Comme l’a signalé Touchstoneblog, une recherche du syndicat RMT montrait que les trois quarts des franchises ferroviaires du Royaume-Uni étaient encore détenues vers 2015 par des entreprises publiques ou ferroviaires européennes. La SNCF française via Keolis, la DBAG allemande par Arriva et les chemins de fer néerlandais NS via Abellio. Sur les 309 millions de passagers/miles parcourus sur les trains britanniques en 2012-13, 159 millions l’ont été par des franchises entièrement ou partiellement détenues par un chemin de fer étatique étranger. Cela énerve Dan McCurry, un militant du parti travailliste : « Nous mettons ces franchises en adjudication parce que nous voulions que le secteur privé fournissent leur savoir-faire en gestion. Il s’avère que ces sociétés ne sont pas du secteur privé, mais par exemple ceux d'autres états_». Un raisonnement incorrect car les sociétés incriminées, Keolis, Arriva ou Abellio, agissent comme de pures entreprises privées, sans aucun rapport avec la fonction publique de leur maison mère...
Rame Class 175 gérée par Arriva, filiale de la Deutsche Bahn, en gare de Cardiff, le 08 octobre 2018 (photo Nicky Boogaard via license flickr)
Rame Class 350 du London Midland, filiale de Govia (35% des parts chez Keolis/SNCF)  (photo Roger Marks via license flickr)
Des risques (devenus) trop importants ?
Le franchisage britannique a été une activité très compétitive au début. C'est ce qu'on peut analyser, surtout avant le crash financier de 2008. Mais ensuite, au fur et à mesure, les marges qui étaient généralement de 5 à 7% au début des années 2000 ont pris la courbe descendante pour arriver vers 2018 à une moyenne de 2%. Déjà en 2009, par exemple, National Express a fait défaut sur la franchise de la côte Est en raison précisément du ralentissement économique et de la hausse des prix du carburant.

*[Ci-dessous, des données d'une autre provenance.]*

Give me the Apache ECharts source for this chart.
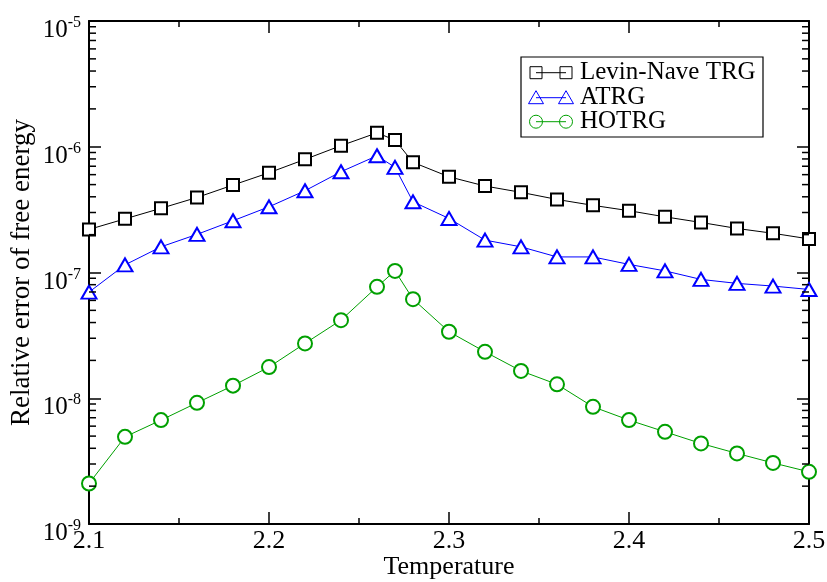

Stagecoach, qui reprenait la même franchise, a rapidement conclus en 2017 que la croissance des revenus de l'activité voyageurs serait insuffisante pour couvrir l'augmentation des primes à reverser au gouvernement. 
 
Des principes à revoir
Ces dernières années, le système a connu plusieurs dérapages. Le Departement for Transport (DfT) a tenté d'encourager des offres agressives de la part des opérateurs ferroviaires afin de maximiser les revenus qui lui reviennent en retour. De nouvelles franchises furent ainsi gagnées sur base d’objectifs « héroïques », dixit un expert du secteur. Fin 2017, ces experts ferroviaires estimaient qu’aux moins quatre franchises pourraient être mise en difficulté après avoir surestimé le nombre de voyageurs et les montants à verser au DfT au cours de la transaction.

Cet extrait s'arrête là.